Mas agora, cá estou, de frente com a realidade sobre a qual li e escrevi muitas e muitas vezes. Da qual já me exaltei em discussões acaloradas com quem não consegue perceber a realidade para além do próprio umbigo classe média. A percepção do tamanho da impotência sobre estruturas que oprimem me revelaram uma humanidade avassaladora que chega a doer de tão humana.
Revisitei tanta coisa em mim, da minha formação, das experiências passadas e foi um choque me perceber mais tradicional e conteudista do que imaginava e, então, busco me reconstruir, sem perder o que importa, mas sempre questionando muito sobre o que realmente importa... tenho me atentado à importância da liberdade das crianças, da não vigilância como controle, dos corpos livres, do brincar. A escola pública está me sendo a melhor escola para a busca de uma educação, de fato, libertadora, mas não tem sido nada fácil... . Esse exercício é ora prazeroso, ora bastante doloroso... Difícil romper barreiras tão bem alicerçadas, que a gente descobre não servir pra muita coisa, além do controle... mas tenho seguido tentando, aprendendo mais que ensinando, errando e acertando...

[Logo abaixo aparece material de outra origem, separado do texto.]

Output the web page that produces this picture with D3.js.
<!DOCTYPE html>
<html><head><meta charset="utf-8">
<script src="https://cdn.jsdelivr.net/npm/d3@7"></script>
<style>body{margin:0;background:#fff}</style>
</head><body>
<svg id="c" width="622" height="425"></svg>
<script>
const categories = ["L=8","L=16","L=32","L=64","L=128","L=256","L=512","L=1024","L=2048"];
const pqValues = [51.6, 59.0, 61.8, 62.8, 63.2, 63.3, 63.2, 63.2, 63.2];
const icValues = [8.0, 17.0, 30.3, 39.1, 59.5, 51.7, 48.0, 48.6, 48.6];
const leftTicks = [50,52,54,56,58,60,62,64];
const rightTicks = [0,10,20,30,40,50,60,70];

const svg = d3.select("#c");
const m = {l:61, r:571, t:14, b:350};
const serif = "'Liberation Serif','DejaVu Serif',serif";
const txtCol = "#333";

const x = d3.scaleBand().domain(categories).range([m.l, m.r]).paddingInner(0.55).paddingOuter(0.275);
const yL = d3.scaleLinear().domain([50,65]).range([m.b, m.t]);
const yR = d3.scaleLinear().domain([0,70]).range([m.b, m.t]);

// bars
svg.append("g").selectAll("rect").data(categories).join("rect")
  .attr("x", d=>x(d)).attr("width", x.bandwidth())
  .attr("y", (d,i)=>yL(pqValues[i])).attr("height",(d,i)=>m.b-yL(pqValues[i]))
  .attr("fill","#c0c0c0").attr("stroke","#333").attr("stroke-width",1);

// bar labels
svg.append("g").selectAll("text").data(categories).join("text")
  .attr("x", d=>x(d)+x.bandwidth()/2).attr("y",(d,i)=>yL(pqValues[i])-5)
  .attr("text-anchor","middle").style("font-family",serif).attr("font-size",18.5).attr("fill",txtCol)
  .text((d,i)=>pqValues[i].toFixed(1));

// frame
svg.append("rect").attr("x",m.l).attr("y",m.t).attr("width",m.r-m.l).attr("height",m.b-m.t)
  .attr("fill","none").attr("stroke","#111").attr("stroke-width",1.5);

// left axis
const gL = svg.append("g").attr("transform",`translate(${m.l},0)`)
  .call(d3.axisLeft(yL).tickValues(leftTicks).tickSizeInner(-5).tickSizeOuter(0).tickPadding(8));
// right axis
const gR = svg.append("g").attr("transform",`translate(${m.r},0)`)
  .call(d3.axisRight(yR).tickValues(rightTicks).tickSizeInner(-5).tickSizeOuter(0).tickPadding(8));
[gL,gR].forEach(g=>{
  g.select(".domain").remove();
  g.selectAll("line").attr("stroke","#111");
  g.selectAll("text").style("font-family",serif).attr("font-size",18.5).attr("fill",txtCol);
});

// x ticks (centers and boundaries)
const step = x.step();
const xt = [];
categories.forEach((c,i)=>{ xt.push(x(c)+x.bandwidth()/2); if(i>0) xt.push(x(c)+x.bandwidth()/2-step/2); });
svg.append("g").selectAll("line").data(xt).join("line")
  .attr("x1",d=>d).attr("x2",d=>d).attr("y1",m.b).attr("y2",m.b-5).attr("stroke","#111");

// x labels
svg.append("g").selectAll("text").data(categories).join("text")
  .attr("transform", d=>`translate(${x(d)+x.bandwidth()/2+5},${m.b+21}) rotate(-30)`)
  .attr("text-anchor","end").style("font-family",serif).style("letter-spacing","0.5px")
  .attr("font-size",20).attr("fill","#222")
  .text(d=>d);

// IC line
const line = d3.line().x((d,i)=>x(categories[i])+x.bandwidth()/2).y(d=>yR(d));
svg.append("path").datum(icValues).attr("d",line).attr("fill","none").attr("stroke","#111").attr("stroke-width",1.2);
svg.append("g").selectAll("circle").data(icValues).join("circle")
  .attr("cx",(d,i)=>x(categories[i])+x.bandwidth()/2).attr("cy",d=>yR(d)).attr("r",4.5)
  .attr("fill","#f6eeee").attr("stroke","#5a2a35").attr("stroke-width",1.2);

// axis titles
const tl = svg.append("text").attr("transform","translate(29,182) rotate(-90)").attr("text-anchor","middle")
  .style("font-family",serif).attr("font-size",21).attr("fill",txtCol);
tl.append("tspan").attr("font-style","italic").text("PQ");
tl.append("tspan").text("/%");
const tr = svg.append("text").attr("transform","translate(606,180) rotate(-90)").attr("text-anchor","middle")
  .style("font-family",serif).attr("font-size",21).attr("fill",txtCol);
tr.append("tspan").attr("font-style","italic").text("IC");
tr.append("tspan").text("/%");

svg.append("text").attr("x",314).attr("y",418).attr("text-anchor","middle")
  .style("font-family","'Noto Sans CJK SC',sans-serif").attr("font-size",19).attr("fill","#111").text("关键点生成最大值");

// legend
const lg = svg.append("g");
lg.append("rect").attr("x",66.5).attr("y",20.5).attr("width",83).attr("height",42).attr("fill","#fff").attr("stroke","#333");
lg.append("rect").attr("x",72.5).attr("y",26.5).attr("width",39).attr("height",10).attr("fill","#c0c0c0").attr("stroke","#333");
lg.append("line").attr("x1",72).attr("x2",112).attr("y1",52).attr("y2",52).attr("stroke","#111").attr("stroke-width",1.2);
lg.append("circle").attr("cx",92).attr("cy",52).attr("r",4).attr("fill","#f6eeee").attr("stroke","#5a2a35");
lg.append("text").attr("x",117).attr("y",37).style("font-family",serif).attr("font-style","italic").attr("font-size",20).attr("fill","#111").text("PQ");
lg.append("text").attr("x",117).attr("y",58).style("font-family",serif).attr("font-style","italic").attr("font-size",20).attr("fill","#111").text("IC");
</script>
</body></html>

Foi essa realidade que me fez ver, na prática, a importância do capital cultural para o desenvolvimento integral da criança. A escola, sem uma reforma tributária, sem reforma agrária e com essa desigualdade social escandalosa que assola o país não será a salvação das crianças, como insistem em romantizar alguns, uma vez que a escola sozinha não dá conta de acabar com a opressão, com a miséria, com a violência vivenciada por tantos estudantes nas 19 horas em que não estão na escola. E digo isso de um lugar de privilégio: não posso reclamar do meu salário e benefícios. A sala de aula onde atuo - e todas na escola - tem notebook, data show e rádio. As crianças almoçam ao chegar na escola e tomam lanche no meio do período. Trabalho com professores muito bem qualificados, com formações sólidas, muitos com pós-graduações, mestrados e doutorados e engajados em promover uma educação significativa. Trocamos experiências, ideias e reflexões. Reflexões que nos levam a entender que a escola pode sim ser um instrumento poderoso de mudança social, mas apenas um, diante da necessidade de tantos outros.
Já passei por três escolas particulares. Em nenhuma tive condições de trabalho como as que tenho agora - do salário às condições concretas em sala de aula. Enquanto minhas condições materiais de trabalho mudaram para melhor, inversamente, a condição socioeconômica das crianças são, geralmente, inferiores à das crianças das escolas particulares. Assim, chega-se a óbvia constatação: é a realidade a que são submetidas as crianças nas 19 horas que estão fora da escola que impactam significativamente seu desempenho escolar, não o contrário.
Assim, compreendi que lutar pela educação só faz sentido se lutarmos por igualdade socioeconômica. Sabe por que a Finlândia é o sucesso que é na educação? Porque lá não tem criança passando fome. As crianças lá vão à escola para estudar, não para, primeiramente, comer, como muitas aqui. Nos EUA, onde a desigualdade também persiste, a educação tem seus graves problemas também. Não adianta frases e discursos sobre o poder transformador da educação se nada for feito nessa sociedade que acredita que riqueza e pobreza estão atreladas à meritocracia. A educação só será democraticamente transformadora quando comer e morar dignamente deixar de ser privilégio, todo o resto é demagogia.
Apesar disso, continuo com Paulo Freire para quem a educação não muda o mundo, a educação muda as pessoas. Apesar de tantos reveses, é isso que estou tentando fazer: mudar pessoas.